ANJ’s Evolving 2026 Anti-Fraud and Compliance Mandates
The absolute ban enforced during the ongoing event highlights a broader, structured clampdown on compliance omissions spearheaded by the newly restructured administrative board. Under the leadership of Pascal Chèvremont, who was appointed President of the ANJ by official decree on 22 June 2026, the regulator has rapidly tightened its corporate reporting requirements for all locally licensed remote entities.
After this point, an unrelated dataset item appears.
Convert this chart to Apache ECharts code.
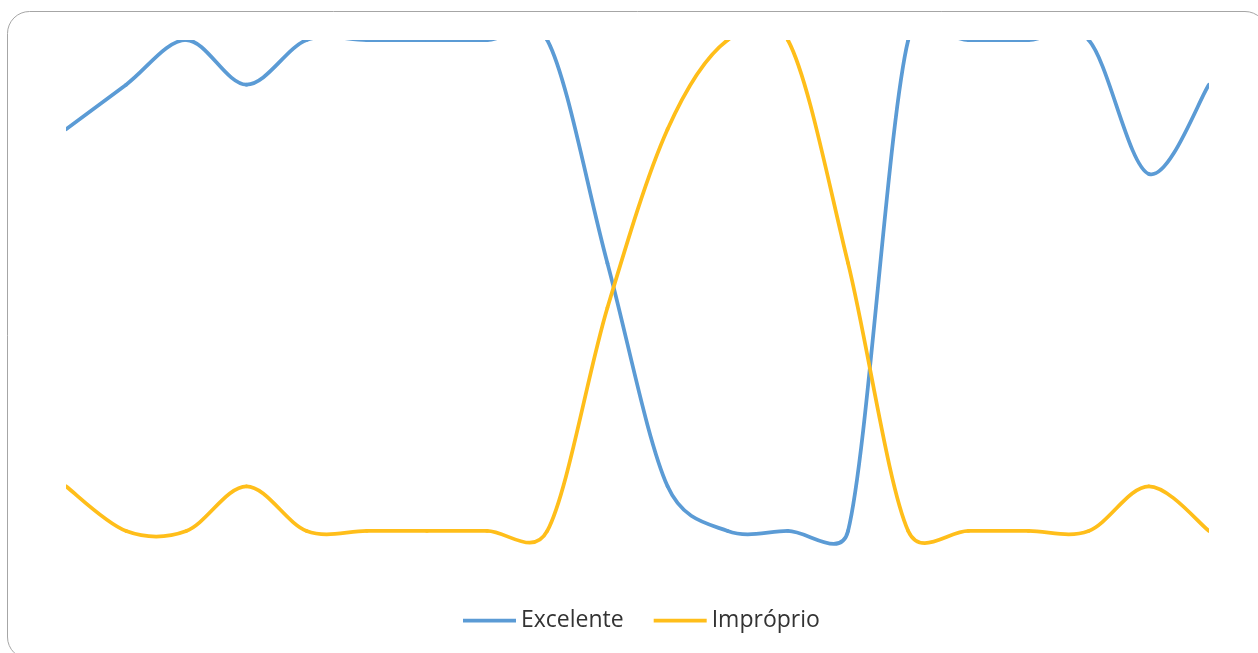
<!DOCTYPE html>
<html>
<head>
<meta charset="utf-8">
<title>Excelente / Impróprio</title>
<script src="https://cdn.jsdelivr.net/npm/echarts@6/dist/echarts.min.js"></script>
<style>
  html, body { margin: 0; padding: 0; background: #ffffff; }
  #chart { width: 1258px; height: 653px; }
</style>
</head>
<body>
<div id="chart"></div>
<script>
// Sampling points along the horizontal axis (hidden)
const categories = ['1','2','3','4','5','6','7','8','9','10','11','12','13','14','15','16','17','18','19','20'];

// Counts per classification
const excelente = [9, 10, 11, 10, 11, 11, 11, 11, 11, 6, 1, 0, 0, 0, 11, 11, 11, 11, 8, 10];
const improprio = [1, 0, 0, 1, 0, 0, 0, 0, 0, 5, 9, 11, 11, 6, 0, 0, 0, 0, 1, 0];

const seriesNames = ['Excelente', 'Impróprio'];
const seriesColors = ['#5B9BD5', '#FFBE1A'];

// Smoothed line drawn segment by segment: cubic Bezier whose tangents follow
// the neighbouring points (factor 1/6), with each control arm limited to half
// the length of the segment it belongs to.
function smoothSegmentRenderer(values, color) {
  const F = 1 / 6;
  const dist = (a, b) => Math.hypot(b[0] - a[0], b[1] - a[1]);
  return function (params, api) {
    const i = params.dataIndexInside;
    const n = values.length;
    if (i >= n - 1) return null;
    const pt = (k) => {
      const kk = Math.max(0, Math.min(n - 1, k));
      return api.coord([kk, api.value(1, kk)]);
    };
    const p0 = pt(i - 1), p1 = pt(i), p2 = pt(i + 1), p3 = pt(i + 2);
    const d12 = dist(p1, p2);
    const d02 = dist(p0, p2);
    const d13 = dist(p1, p3);
    const f1 = d02 > 0 ? Math.min(F, 0.5 * d12 / d02) : F;
    const f2 = d13 > 0 ? Math.min(F, 0.5 * d12 / d13) : F;
    return {
      type: 'bezierCurve',
      shape: {
        x1: p1[0], y1: p1[1],
        x2: p2[0], y2: p2[1],
        cpx1: p1[0] + (p2[0] - p0[0]) * f1,
        cpy1: p1[1] + (p2[1] - p0[1]) * f1,
        cpx2: p2[0] - (p3[0] - p1[0]) * f2,
        cpy2: p2[1] - (p3[1] - p1[1]) * f2
      },
      style: { stroke: color, fill: null, lineWidth: 3.75, lineCap: 'round' }
    };
  };
}

function toPairs(values) {
  return values.map((v, k) => [k, v]);
}

const chart = echarts.init(document.getElementById('chart'), null, { renderer: 'canvas' });

chart.setOption({
  backgroundColor: '#ffffff',
  animation: false,
  graphic: [{
    type: 'rect',
    silent: true,
    z: -1,
    shape: { x: 7.5, y: 11.5, width: 1259.5, height: 647.5, r: 22 },
    style: { fill: 'none', stroke: '#a6a6a6', lineWidth: 1 }
  }],
  grid: { left: 66, right: 49, top: 40, height: 513.3 },
  legend: {
    left: 463,
    top: 609,
    padding: 0,
    icon: 'rect',
    itemWidth: 53,
    itemHeight: 3.75,
    itemGap: 30,
    textStyle: { fontFamily: 'Open Sans', fontSize: 23, color: '#333333' },
    data: seriesNames
  },
  xAxis: {
    type: 'category',
    data: categories,
    boundaryGap: false,
    show: false
  },
  yAxis: {
    type: 'value',
    min: -0.5,
    max: 11,
    show: false,
    splitLine: { show: false }
  },
  series: [
    {
      name: seriesNames[0],
      type: 'custom',
      clip: true,
      data: toPairs(excelente),
      encode: { x: 0, y: 1 },
      itemStyle: { color: seriesColors[0] },
      renderItem: smoothSegmentRenderer(excelente, seriesColors[0])
    },
    {
      name: seriesNames[1],
      type: 'custom',
      clip: true,
      data: toPairs(improprio),
      encode: { x: 0, y: 1 },
      itemStyle: { color: seriesColors[1] },
      renderItem: smoothSegmentRenderer(improprio, seriesColors[1])
    }
  ]
});
</script>
</body>
</html>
Licensed operators are facing significantly more aggressive monitoring protocols concerning player transactions and data privacy alignment. To maintain operational compliance in this evolving landscape, approved bookmakers must strictly align their structural frameworks with ANJ’s comprehensive AML and fraud compliance plans. These updated compliance plans underscore that the state will heavily penalise any domestic licensee attempting to offer unauthorised or adjacent gaming products, such as skin-betting networks or fantasy esports products, that simulate real-money wagering.
Integrity Infrastructure and Future Market Clean-Ups
The structural necessity for international regulatory intervention continues to intensify as digital-first gambling products gain traction across the broader European landscape. The ANJ’s operational summary revealed that the authority successfully blocked access to 1,290 unauthorised gaming sites and related illicit promotional networks during the previous calendar year alone.
By continuing to enforce an unyielding boundary against electronic sports wagering, France is intentionally signalling to the wider B2B supply ecosystem that it prioritises rigid, field-tested integrity criteria over rapid revenue expansion. For international operators looking to expand their footprint across Western Europe, the ANJ’s latest declaration cements the reality that until statutory amendments are enacted by the national legislature, competitive video gaming will remain completely isolated from the licensed commercial betting landscape.